Sixteen digital videocassette tapes documenting the 13 April 2000 conference, "We Who Believe in Freedom Cannot Rest: Ella J. Baker ("Miss Baker") and the Birth of the Student Nonviolent Coordinating Committee," held at Shaw University, in Raleigh, NC.

Descriptive Summary

Title
Student Nonviolent Coordinating Committee 40th anniversary conference videocassette tapes
Creator
Student Nonviolent Coordinating Committee (U.S.)
Extent
0.4 Linear feet
Repository
David M. Rubenstein Rare Book & Manuscript Library
Location
For current information on the location of these materials, please consult the Library's online catalog.

Collection Overview

Sixteen digital videocassette tapes documenting the 13 April 2000 conference, "We Who Believe in Freedom Cannot Rest: Ella J. Baker ('Miss Baker') and the Birth of the Student Nonviolent Coordinating Committee," held at Shaw University, in Raleigh, NC. The conference celebrated the organization's 40th anniversary. The Student Nonviolent Coordinating Committee (or SNCC, pronounced "snick") was one of the primary institutions of the American Civil Rights Movement in the 1960s. It emerged in April of 1960 from student meetings led by Baker and held at Shaw. Some of the original student members were organizers of sit-ins at segregated lunch counters in the southern United States. Its purpose then was to coordinate the use of nonviolent direct action to attack segregation and other forms of racism.

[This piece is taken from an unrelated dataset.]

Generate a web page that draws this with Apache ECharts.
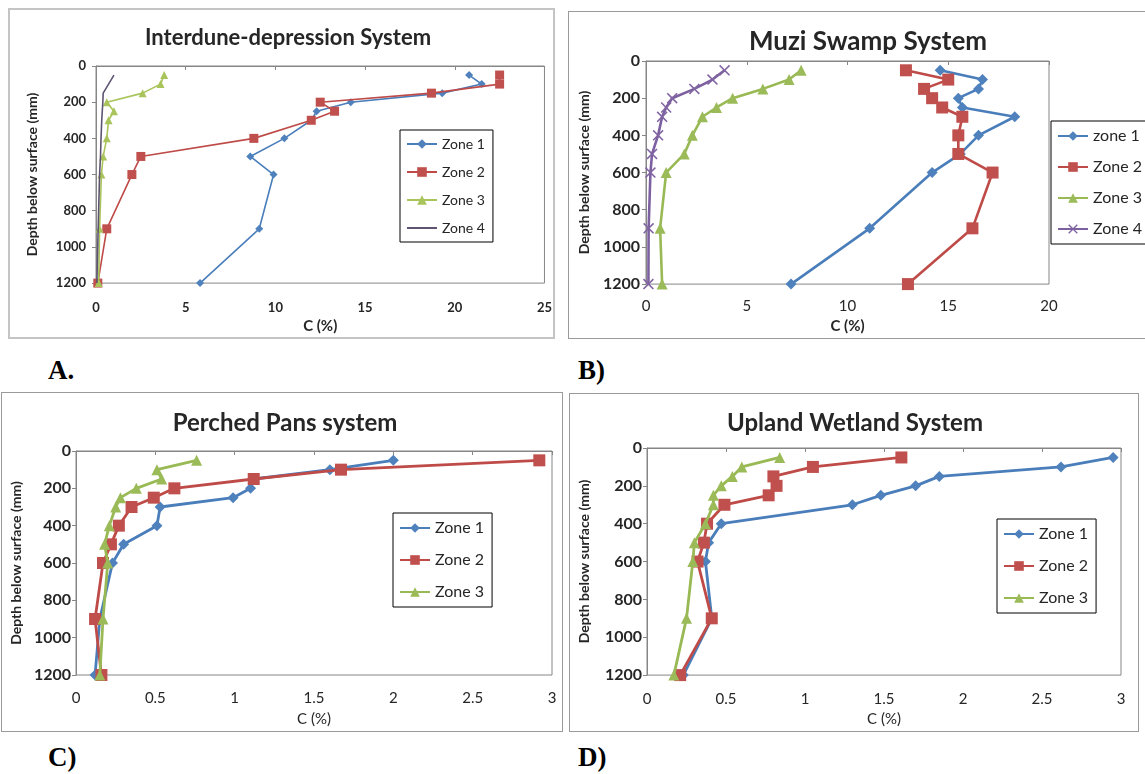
<!DOCTYPE html>
<html>
<head>
<meta charset="utf-8">
<script src="https://cdn.jsdelivr.net/npm/echarts@6/dist/echarts.min.js"></script>
<style>
  html, body { margin: 0; padding: 0; background: #fff; }
  body { width: 1145px; height: 774px; position: relative; overflow: hidden; }
  .panel { position: absolute; }
  .frame { position: absolute; box-sizing: border-box; border: 1px solid #9a9a9a; pointer-events: none; }
  .tag { position: absolute; font-family: "Liberation Serif", "DejaVu Serif", serif; font-weight: bold; font-size: 27px; color: #000; line-height: 1; }
</style>
</head>
<body>
<div class="panel" id="pA" style="left:8px;top:8px;width:547px;height:331px;filter:blur(0.6px);"></div>
<div class="frame" style="left:8px;top:8px;width:547px;height:331px;border:2px solid #c4c4c4;"></div>
<div class="panel" id="pB" style="left:568px;top:11px;width:577px;height:328px;"></div>
<div class="frame" style="left:568px;top:11px;width:580px;height:328px;"></div>
<div class="panel" id="pC" style="left:1px;top:392px;width:562px;height:340px;"></div>
<div class="frame" style="left:1px;top:392px;width:562px;height:340px;"></div>
<div class="panel" id="pD" style="left:569px;top:393px;width:570px;height:339px;"></div>
<div class="frame" style="left:569px;top:393px;width:570px;height:339px;"></div>
<div class="tag" style="left:48px;top:357px;">A.</div>
<div class="tag" style="left:578px;top:357px;">B)</div>
<div class="tag" style="left:48px;top:744px;">C)</div>
<div class="tag" style="left:578px;top:744px;">D)</div>
<script>
// Sampling depths (mm below surface), shared by every profile
const depths = [50, 100, 150, 200, 250, 300, 400, 500, 600, 900, 1200];
const depthTicks = [0, 1200, 200]; // min, max, step

// Interdune-depression System, C (%)
const interZone1 = [20.8, 21.5, 19.3, 14.2, 12.3, 12.0, 10.5, 8.6, 9.9, 9.1, 5.8];
const interZone2 = [22.5, 22.5, 18.7, 12.5, 13.3, 12.0, 8.8, 2.5, 2.0, 0.6, 0.1];
const interZone3 = [3.8, 3.6, 2.6, 0.6, 1.0, 0.7, 0.6, 0.4, 0.3, 0.2, 0.15];
const interZone4 = [1.0, 0.7, 0.4, 0.38, 0.35, 0.32, 0.28, 0.25, 0.2, 0.12, 0.05];
const interTicks = [0, 25, 5];

// Muzi Swamp System, C (%)
const muziZone1 = [14.6, 16.7, 16.5, 15.5, 15.7, 18.3, 16.5, 15.6, 14.2, 11.1, 7.2];
const muziZone2 = [12.9, 15.0, 13.8, 14.2, 14.7, 15.7, 15.5, 15.5, 17.2, 16.2, 13.0];
const muziZone3 = [7.7, 7.1, 5.8, 4.3, 3.5, 2.8, 2.3, 1.9, 1.0, 0.7, 0.8];
const muziZone4 = [3.9, 3.3, 2.4, 1.3, 1.0, 0.8, 0.6, 0.3, 0.22, 0.13, 0.12];
const muziTicks = [0, 20, 5];

// Perched Pans system, C (%)
const pansZone1 = [2.0, 1.6, 1.12, 1.1, 0.99, 0.53, 0.51, 0.3, 0.23, 0.15, 0.12];
const pansZone2 = [2.92, 1.67, 1.12, 0.62, 0.49, 0.35, 0.27, 0.22, 0.17, 0.12, 0.16];
const pansZone3 = [0.76, 0.51, 0.54, 0.38, 0.28, 0.25, 0.21, 0.18, 0.2, 0.17, 0.15];
const pansTicks = [0, 3, 0.5];

// Upland Wetland System, C (%)
const uplandZone1 = [2.95, 2.62, 1.85, 1.70, 1.48, 1.30, 0.47, 0.39, 0.37, 0.41, 0.23];
const uplandZone2 = [1.61, 1.05, 0.8, 0.82, 0.77, 0.49, 0.38, 0.36, 0.32, 0.41, 0.21];
const uplandZone3 = [0.84, 0.6, 0.54, 0.47, 0.42, 0.42, 0.37, 0.3, 0.29, 0.25, 0.17];
const uplandTicks = [0, 3, 0.5];

const FONT = 'Lato, "Open Sans", sans-serif';
const CROSS = 'path://M0,1L1,0L5,4L9,0L10,1L6,5L10,9L9,10L5,6L1,10L0,9L4,5Z';
// plain line icon (tiny corner specks keep the 30x12 bounding box)
const LINE_ICON = 'path://M0,0L0.01,0L0,0.01Z M0,5.1H30V6.9H0Z M30,12L29.99,12L30,11.99Z';

const STYLE = {
  blue:   { line: '#4A7EBB', fill: '#4F81BD', symbol: 'diamond', k: 1.0 },
  red:    { line: '#BE4B48', fill: '#C0504D', symbol: 'rect', k: 1.1 },
  green:  { line: '#98B954', fill: '#9BBB59', symbol: 'triangle', k: 1.0 },
  purple: { line: '#7D60A0', fill: '#8064A2', symbol: CROSS, k: 1.0 }
};

const plainNumber = v => String(v);

function makePanel(id, p) {
  const chart = echarts.init(document.getElementById(id));
  const series = p.zones.map((z, i) => {
    const s = STYLE[z.style];
    return {
      name: z.name,
      type: 'line',
      data: depths.map((d, j) => [z.values[j], d]),
      symbol: z.noMarker ? 'none' : s.symbol,
      symbolSize: Math.round(p.marker * s.k),
      lineStyle: { color: z.lineColor || s.line, width: p.lineWidth },
      itemStyle: { color: z.lineColor || s.fill },
      z: 2 + i,
      animation: false
    };
  });
  chart.setOption({
    animation: false,
    grid: {
      left: p.grid[0], top: p.grid[1], width: p.grid[2], height: p.grid[3],
      show: true, borderColor: '#868686', borderWidth: 1, backgroundColor: '#fff'
    },
    xAxis: {
      type: 'value', min: p.xTicks[0], max: p.xTicks[1], interval: p.xTicks[2],
      name: 'C (%)', nameLocation: 'middle', nameGap: p.xNameGap,
      nameTextStyle: { fontFamily: FONT, fontSize: 15, fontWeight: p.xNameWeight, color: '#262626' },
      axisLine: { lineStyle: { color: '#868686' } },
      axisTick: { show: true, inside: false, length: 4, lineStyle: { color: '#868686' } },
      axisLabel: { fontFamily: FONT, fontSize: p.xLabelSize, fontWeight: p.xLabelWeight, color: '#262626',
                   margin: p.xLabelMargin, formatter: plainNumber },
      splitLine: { show: false }
    },
    yAxis: {
      type: 'value', inverse: true, min: depthTicks[0], max: depthTicks[1], interval: depthTicks[2],
      name: 'Depth below surface (mm)', nameLocation: 'middle', nameRotate: 90, nameGap: p.yNameGap,
      nameTextStyle: { fontFamily: FONT, fontSize: 14, fontWeight: 'bold', color: '#262626' },
      axisLine: { show: true, lineStyle: { color: '#868686' } },
      axisTick: { show: true, inside: false, length: 4, lineStyle: { color: '#868686' } },
      axisLabel: { fontFamily: FONT, fontSize: p.yLabelSize, fontWeight: 'bold', color: '#262626',
                   margin: p.yLabelMargin, formatter: plainNumber },
      splitLine: { show: false }
    },
    legend: {
      orient: 'vertical', left: p.legend[0], top: p.legend[1],
      data: p.zones.map(z => z.noMarker ? { name: z.name, icon: LINE_ICON } : z.name),
      borderColor: '#000', borderWidth: 1, padding: [7, 8, 7, 6],
      itemWidth: 30, itemHeight: 12, itemGap: p.legendGap,
      textStyle: { fontFamily: FONT, fontSize: p.legendSize, color: '#262626' },
      selectedMode: false
    },
    graphic: [{
      type: 'text', x: p.title[1], y: p.title[2],
      style: { text: p.title[0], align: 'center', verticalAlign: 'middle',
               fontFamily: FONT, fontSize: p.title[3], fontWeight: 'bold', fill: '#262626' }
    }],
    series: series
  });
}

makePanel('pA', {
  title: ['Interdune-depression System', 280, 30, 22],
  grid: [88, 58, 450, 221], xTicks: interTicks,
  xLabelSize: 13, xLabelWeight: 'bold', xLabelMargin: 18, xNameGap: 27, xNameWeight: 'bold',
  yLabelSize: 13, yLabelMargin: 10, yNameGap: 57,
  legend: [392, 122], legendGap: 14, legendSize: 14,
  lineWidth: 1.6, marker: 8,
  zones: [
    { name: 'Zone 1', style: 'blue', values: interZone1 },
    { name: 'Zone 2', style: 'red', values: interZone2 },
    { name: 'Zone 3', style: 'green', values: interZone3, lineColor: '#A9C45A' },
    { name: 'Zone 4', style: 'purple', values: interZone4, lineColor: '#5E5472', noMarker: true }
  ]
});

makePanel('pB', {
  title: ['Muzi Swamp System', 300, 31, 26],
  grid: [78, 50, 403, 231], xTicks: muziTicks,
  xLabelSize: 15, xLabelWeight: 'normal', xLabelMargin: 15, xNameGap: 30, xNameWeight: 'bold',
  yLabelSize: 16, yLabelMargin: 6, yNameGap: 55,
  legend: [483, 110], legendGap: 15, legendSize: 16,
  lineWidth: 2.6, marker: 10.5,
  zones: [
    { name: 'zone 1', style: 'blue', values: muziZone1 },
    { name: 'Zone 2', style: 'red', values: muziZone2 },
    { name: 'Zone 3', style: 'green', values: muziZone3 },
    { name: 'Zone 4', style: 'purple', values: muziZone4 }
  ]
});

makePanel('pC', {
  title: ['Perched Pans system', 284, 31, 24],
  grid: [73, 59, 478, 225], xTicks: pansTicks,
  xLabelSize: 15, xLabelWeight: 'normal', xLabelMargin: 16, xNameGap: 37, xNameWeight: 'normal',
  yLabelSize: 16, yLabelMargin: 5, yNameGap: 52,
  legend: [392, 121], legendGap: 16, legendSize: 16,
  lineWidth: 2.8, marker: 11,
  zones: [
    { name: 'Zone 1', style: 'blue', values: pansZone1 },
    { name: 'Zone 2', style: 'red', values: pansZone2 },
    { name: 'Zone 3', style: 'green', values: pansZone3 }
  ]
});

makePanel('pD', {
  title: ['Upland Wetland System', 286, 30, 24],
  grid: [74, 55, 478, 231], xTicks: uplandTicks,
  xLabelSize: 15, xLabelWeight: 'normal', xLabelMargin: 17, xNameGap: 32, xNameWeight: 'normal',
  yLabelSize: 16, yLabelMargin: 5, yNameGap: 56,
  legend: [428, 126], legendGap: 16, legendSize: 16,
  lineWidth: 2.8, marker: 11,
  zones: [
    { name: 'Zone 1', style: 'blue', values: uplandZone1 },
    { name: 'Zone 2', style: 'red', values: uplandZone2 },
    { name: 'Zone 3', style: 'green', values: uplandZone3 }
  ]
});
</script>
</body>
</html>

SNCC played a leading role in the Freedom Rides, the 1963 March on Washington, Mississippi Freedom Summer and the Mississippi Freedom Democratic Party over the next few years. In the later part of the 1960s, SNCC focused on Black Power, and then fighting against the Vietnam War. In 1969, SNCC officially changed its name to the Student National Coordinating Committee to reflect the broadening of its strategies.

Acquired as part of the John Hope Franklin Collection of African and African-American Documentation.

Administrative Information

A majority of collections are stored off site and must be requested at least 48 business hours in advance for retrieval. Contact Rubenstein Library staff before visiting. Read More »

warning Access Restrictions

Collection is open for research.

Researchers must register and agree to copyright and privacy laws before using this collection.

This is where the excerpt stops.